Quant aux internautes, ils se sont largement inspirés de l'actualité algérienne pour asséner des flèches bien senties à l'outrecuidant maréchal. La campagne de limogeage de hauts cadres militaires et sécuritaires, toujours en cours en Algérie, devrait ainsi se poursuivre pour toucher Khalifa Haftar lui-même, imagine ainsi cet internaute, rappelant ainsi que le Maréchal libyen n'est pas un homologue du Président algérien.

​Dans la suite des mouvements dans les chefs de région de l'armée, Bouteflika limoge le maréchal Haftar.

​Le caricaturiste Ghilas Aïnouche a imaginé, quant à lui, que les forces commandées par Haftar s'attaquent à l'Algérie, et qu'en réaction, l'ANP raye la Libye de la carte. Un sens de l'humour qui ne sera pas forcément du goût de tous les Libyens.

Toujours dans la même veine, le site satirique d'informations «El Manchar» suggère qu'une centaine de «parkingueurs» (jeunes chômeurs, réputés violents, s'autoproclamant gardiens de parkings pour racketter les conducteurs en Algérie) suffiront pour calmer les ardeurs guerrières du maître de Benghazi.
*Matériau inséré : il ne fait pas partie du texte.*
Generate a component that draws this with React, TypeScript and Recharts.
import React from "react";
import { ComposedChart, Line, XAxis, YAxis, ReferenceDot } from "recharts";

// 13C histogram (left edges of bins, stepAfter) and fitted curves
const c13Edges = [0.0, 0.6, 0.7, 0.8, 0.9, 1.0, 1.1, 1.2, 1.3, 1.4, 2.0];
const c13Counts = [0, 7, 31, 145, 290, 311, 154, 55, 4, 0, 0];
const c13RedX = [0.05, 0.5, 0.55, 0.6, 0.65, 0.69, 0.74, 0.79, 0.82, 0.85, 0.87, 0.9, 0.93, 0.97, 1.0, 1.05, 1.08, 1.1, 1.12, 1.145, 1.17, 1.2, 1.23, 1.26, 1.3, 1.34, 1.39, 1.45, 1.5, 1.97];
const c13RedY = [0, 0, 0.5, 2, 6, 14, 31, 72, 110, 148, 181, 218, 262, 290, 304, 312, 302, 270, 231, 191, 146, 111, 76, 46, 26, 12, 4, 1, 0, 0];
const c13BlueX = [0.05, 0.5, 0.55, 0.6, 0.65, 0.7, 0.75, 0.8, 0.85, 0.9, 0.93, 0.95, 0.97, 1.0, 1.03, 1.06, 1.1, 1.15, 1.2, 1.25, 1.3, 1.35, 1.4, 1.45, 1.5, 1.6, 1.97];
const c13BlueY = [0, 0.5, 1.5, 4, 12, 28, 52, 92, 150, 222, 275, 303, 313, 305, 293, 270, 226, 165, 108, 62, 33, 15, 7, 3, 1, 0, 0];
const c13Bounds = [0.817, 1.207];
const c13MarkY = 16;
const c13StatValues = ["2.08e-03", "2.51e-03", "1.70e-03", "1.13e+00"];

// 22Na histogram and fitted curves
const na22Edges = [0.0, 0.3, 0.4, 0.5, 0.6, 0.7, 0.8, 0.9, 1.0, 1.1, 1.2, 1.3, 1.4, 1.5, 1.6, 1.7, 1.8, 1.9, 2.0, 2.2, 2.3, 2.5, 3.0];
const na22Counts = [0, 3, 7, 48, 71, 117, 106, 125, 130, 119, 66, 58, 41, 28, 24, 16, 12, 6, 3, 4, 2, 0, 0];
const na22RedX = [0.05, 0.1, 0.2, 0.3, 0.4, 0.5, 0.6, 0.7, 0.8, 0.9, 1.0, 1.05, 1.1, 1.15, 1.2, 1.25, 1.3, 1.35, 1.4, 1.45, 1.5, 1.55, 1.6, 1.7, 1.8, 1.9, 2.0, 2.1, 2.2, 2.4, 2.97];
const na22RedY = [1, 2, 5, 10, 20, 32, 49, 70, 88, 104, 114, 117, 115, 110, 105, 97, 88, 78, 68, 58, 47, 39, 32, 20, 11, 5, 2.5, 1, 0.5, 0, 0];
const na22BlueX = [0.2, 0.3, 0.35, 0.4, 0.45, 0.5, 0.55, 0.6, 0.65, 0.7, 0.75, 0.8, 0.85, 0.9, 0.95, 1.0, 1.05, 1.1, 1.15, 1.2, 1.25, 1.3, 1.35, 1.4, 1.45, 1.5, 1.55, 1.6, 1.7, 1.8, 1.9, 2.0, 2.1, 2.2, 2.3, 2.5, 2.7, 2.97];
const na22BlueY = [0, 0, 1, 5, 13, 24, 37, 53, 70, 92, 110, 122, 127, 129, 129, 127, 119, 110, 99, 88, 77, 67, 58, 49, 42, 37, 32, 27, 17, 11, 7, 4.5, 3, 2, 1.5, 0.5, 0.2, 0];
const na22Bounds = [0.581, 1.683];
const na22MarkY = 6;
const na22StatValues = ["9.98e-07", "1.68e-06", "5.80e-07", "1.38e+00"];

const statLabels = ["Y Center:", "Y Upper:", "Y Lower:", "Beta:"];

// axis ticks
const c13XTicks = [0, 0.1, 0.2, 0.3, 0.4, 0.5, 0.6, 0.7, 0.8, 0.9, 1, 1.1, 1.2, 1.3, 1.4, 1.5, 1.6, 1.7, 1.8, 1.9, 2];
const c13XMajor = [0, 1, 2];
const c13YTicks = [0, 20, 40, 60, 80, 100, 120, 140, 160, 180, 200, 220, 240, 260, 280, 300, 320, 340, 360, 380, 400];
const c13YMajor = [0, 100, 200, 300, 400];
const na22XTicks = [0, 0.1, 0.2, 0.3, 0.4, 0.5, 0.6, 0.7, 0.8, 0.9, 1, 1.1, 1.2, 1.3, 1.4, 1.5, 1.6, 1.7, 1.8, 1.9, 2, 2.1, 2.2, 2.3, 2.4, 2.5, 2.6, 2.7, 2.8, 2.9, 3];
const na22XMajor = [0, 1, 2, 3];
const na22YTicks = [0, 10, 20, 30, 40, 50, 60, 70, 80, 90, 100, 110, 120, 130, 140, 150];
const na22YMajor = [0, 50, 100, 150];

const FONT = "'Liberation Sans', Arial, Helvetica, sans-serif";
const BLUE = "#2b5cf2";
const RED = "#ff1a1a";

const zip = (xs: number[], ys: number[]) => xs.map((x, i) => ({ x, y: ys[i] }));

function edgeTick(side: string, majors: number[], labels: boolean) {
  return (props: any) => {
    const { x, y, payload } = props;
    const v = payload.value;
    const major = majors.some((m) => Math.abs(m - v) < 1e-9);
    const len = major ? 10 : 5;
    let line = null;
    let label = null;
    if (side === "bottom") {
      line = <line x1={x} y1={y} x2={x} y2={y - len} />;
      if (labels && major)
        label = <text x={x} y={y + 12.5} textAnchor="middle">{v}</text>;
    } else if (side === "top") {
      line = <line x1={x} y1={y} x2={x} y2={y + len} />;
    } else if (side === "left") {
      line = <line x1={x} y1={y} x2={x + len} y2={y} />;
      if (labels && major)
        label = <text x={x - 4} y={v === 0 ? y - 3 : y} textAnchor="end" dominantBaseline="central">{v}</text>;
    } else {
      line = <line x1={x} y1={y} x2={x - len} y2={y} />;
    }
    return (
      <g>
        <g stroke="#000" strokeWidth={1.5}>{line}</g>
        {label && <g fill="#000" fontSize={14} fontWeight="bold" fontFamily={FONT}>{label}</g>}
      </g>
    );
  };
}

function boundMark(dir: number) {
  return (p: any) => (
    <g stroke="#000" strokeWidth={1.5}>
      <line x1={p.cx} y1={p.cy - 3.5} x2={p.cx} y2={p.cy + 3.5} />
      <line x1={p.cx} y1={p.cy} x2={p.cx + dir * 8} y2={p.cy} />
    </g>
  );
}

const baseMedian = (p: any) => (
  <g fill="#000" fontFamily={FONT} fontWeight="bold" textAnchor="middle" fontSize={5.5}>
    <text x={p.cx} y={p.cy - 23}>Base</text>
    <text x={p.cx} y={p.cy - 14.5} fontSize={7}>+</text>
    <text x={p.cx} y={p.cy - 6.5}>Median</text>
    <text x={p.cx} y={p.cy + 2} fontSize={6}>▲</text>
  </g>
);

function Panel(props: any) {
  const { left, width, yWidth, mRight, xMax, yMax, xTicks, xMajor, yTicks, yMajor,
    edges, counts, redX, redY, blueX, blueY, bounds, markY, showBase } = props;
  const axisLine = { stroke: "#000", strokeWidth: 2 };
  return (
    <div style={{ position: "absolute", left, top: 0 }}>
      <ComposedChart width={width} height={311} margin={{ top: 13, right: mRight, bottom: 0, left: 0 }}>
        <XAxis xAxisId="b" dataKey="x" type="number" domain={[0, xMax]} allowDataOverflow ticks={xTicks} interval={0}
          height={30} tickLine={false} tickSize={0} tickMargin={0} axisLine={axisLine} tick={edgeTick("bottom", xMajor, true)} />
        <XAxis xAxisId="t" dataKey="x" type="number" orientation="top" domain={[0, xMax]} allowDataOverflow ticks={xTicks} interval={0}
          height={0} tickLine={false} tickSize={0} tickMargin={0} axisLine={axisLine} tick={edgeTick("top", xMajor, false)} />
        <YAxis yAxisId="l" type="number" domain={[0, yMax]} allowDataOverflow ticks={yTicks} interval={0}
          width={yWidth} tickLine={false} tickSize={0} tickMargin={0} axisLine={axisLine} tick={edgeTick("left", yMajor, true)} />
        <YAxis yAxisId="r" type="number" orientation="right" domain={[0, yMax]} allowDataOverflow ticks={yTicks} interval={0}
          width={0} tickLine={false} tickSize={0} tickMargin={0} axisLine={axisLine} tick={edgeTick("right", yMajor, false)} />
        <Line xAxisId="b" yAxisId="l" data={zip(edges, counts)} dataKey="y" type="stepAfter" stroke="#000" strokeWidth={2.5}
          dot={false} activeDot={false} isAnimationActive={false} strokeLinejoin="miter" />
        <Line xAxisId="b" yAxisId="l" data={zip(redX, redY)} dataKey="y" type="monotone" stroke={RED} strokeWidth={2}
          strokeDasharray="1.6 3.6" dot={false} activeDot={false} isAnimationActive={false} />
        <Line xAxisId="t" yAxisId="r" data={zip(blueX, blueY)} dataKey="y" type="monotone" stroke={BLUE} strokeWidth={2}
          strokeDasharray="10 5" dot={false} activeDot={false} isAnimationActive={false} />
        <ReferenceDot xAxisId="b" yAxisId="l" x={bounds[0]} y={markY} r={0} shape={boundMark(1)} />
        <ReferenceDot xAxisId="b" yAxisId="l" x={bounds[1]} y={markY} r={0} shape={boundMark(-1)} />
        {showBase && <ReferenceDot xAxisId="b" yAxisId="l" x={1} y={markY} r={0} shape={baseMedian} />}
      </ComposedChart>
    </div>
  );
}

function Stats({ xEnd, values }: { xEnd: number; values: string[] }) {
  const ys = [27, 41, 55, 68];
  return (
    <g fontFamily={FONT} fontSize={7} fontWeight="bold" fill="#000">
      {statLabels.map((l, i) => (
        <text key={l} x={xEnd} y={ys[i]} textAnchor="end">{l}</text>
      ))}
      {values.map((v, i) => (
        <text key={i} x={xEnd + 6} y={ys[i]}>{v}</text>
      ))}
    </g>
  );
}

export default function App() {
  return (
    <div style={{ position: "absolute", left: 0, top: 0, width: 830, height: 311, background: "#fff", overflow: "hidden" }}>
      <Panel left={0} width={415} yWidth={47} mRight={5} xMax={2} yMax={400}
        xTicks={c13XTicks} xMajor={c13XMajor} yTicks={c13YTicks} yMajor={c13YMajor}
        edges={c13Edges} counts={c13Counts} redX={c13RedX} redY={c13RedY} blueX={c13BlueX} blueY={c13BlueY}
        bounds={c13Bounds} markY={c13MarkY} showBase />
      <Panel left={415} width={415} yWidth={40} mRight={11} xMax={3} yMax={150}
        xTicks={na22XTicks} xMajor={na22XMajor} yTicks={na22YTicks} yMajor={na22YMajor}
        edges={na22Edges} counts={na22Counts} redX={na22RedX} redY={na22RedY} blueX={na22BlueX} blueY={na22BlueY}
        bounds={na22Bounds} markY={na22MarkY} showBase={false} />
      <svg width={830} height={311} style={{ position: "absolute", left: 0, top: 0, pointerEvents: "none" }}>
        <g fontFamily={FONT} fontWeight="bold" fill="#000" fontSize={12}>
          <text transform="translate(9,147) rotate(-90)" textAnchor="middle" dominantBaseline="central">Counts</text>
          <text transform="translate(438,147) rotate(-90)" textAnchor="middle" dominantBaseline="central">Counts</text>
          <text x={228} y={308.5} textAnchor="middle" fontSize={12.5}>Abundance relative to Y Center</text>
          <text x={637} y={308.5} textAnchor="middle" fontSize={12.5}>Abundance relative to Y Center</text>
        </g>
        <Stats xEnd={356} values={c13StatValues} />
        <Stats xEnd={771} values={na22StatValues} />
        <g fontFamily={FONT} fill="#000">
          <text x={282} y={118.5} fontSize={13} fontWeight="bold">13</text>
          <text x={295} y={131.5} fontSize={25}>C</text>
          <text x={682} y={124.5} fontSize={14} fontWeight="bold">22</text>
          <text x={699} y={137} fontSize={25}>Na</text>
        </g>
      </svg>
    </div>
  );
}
​D'autres enfin, proposeront des tirs de pastèques (dont une rumeur fait un point de départ du choléra en Algérie) au lieu des roquettes, pour contre-carrer les menaces de l'homme fort de l'Est libyen.

​La déclaration de Khalifa Haftar s'inscrit dans un contexte de regain de tension en Libye, alors que la communauté internationale table sur des élections générales pour repêcher ce pays d'Afrique du Nord du chaos dans lequel il patauge depuis la chute de Mouamar Kadhafi, en 2011, à la suite d'une contestation populaire, soutenue par une coalition militaire de l'OTAN.

Depuis, le pays est partagé en deux centres de pouvoir. À l'est, à Tobrouk, siège le parlement élu par la population locale. À l'ouest, dans la capitale Tripoli, se trouve le gouvernement d'entente nationale dirigé par Fayez el-Sarraj, formé avec le soutien de l'Onu et de l'Europe.
Les autorités de l'est agissent indépendamment de Tripoli et coopèrent avec l'Armée nationale libyenne du maréchal Khalifa Haftar, qui mène une guerre d'usure contre les djihadistes.